The November issue of Anesthesiology has a devastating indictment of the common practice of epidural steroid injections for back pain. In a study out of Johns Hopkins, 59 patients with cervical radiculopathy received pain medicine plus physical therapy, 55 patients had epidural steroid injections, and 55 had a combination therapy.
One month after the beginning of the treatments, arm pain was no different between all three groups, suggesting a lack of effect. However, when measured three months out, the combination group appeared to show significant improvement, 56.9% compared to conservative treatment, 26.8%, and epidural injections alone, 36.7%.
In an editorial in the same issue, Dr. James Rathmell, a director for the American Board of Anesthesiology and is involved in the certification for Pain Medicine, notes that epidural steroid injections should never be the first line of treatment for neck and back pain. They should always be part of a combined therapy involving physical therapy, pharmaceuticals, and injections. The patient must also understand that epidural injections don't treat the underlying cause of the pain to begin with. It only potentially speeds up the recovery that would otherwise have taken place with conservative measures.
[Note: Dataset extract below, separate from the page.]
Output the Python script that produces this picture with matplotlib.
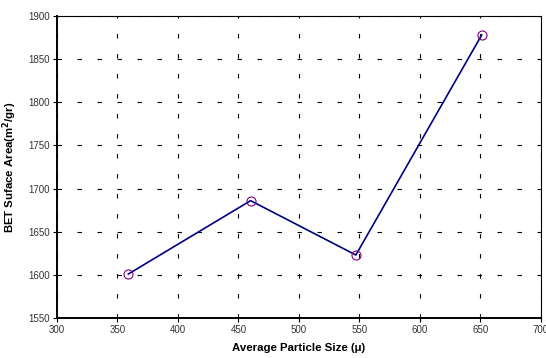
import matplotlib
matplotlib.use('Agg')
import matplotlib.pyplot as plt

plt.rcParams['font.family'] = ['Liberation Sans', 'DejaVu Sans']
plt.rcParams['lines.scale_dashes'] = False

# data
particle_size = [359, 460, 547, 651]
bet_area = [1601, 1686, 1623, 1878]

x_ticks = [300, 350, 400, 450, 500, 550, 600, 650, 700]
y_ticks = [1550, 1600, 1650, 1700, 1750, 1800, 1850, 1900]

fig = plt.figure(figsize=(5.46, 3.58), dpi=100)
ax = fig.add_axes([0.1044, 0.1117, 0.8864, 0.8436])

ax.plot(particle_size, bet_area, color='#000080', lw=1.2, zorder=3)
ax.plot(particle_size, bet_area, ls='none', marker='o', ms=6.5,
        mfc='none', mec='#800080', mew=0.8, zorder=4)

ax.set_xlim(300, 700)
ax.set_ylim(1550, 1900)
ax.set_xticks(x_ticks)
ax.set_yticks(y_ticks)
ax.tick_params(labelsize=7, labelcolor='#333333', length=3, width=0.8,
               direction='out', pad=2)

ax.grid(True, color='black', lw=0.8, linestyle=(0, (3.2, 11.2)))

for side in ['left', 'bottom']:
    ax.spines[side].set_linewidth(1.4)
for side in ['top', 'right']:
    ax.spines[side].set_linewidth(0.8)

ax.set_xlabel('Average Particle Size (\u03bc)', fontsize=8.2, fontweight='bold', labelpad=6)
ax.set_ylabel('BET Suface Area(m$^\\mathbf{2}$/gr)', fontsize=8.2, fontweight='bold', labelpad=7)

fig.savefig('out.png', dpi=100)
While speeding up recovery sounds good, one must balance that with the potential complications of infection, wet tap, and potentially permanent nerve damage and death when receiving a needle in the back.
It is easy to see how the rise of Pain Medicine as a desirable subspecialty for anesthesiologists has led to an explosive growth in the use of epidural injections. In an accompanying graph, the number of physicians boarded in Pain Medicine has grown steadily every year, reaching about 5,000 in 2012.
At the same time, the number of injections performed have exploded, particularly for lumbar injections. Talk about a growth business, the quantity of lumbar and transforaminal injections have reached one million per year over the last decade. While not as parabolic, cervical injections have also inexorably risen.
Is this another case of too many doctors looking for a lucrative source of income? As we all know by now, insurance companies pay physicians much more for performing procedures than to sit and talk to their patients. If pain doctors followed best guidelines and simply prescribed drugs while coordinating with physical therapists and forgoing procedures, how would that undermine their plump incomes? They would be reduced to, shudder...internists. And NOBODY wants to be one of those nowadays.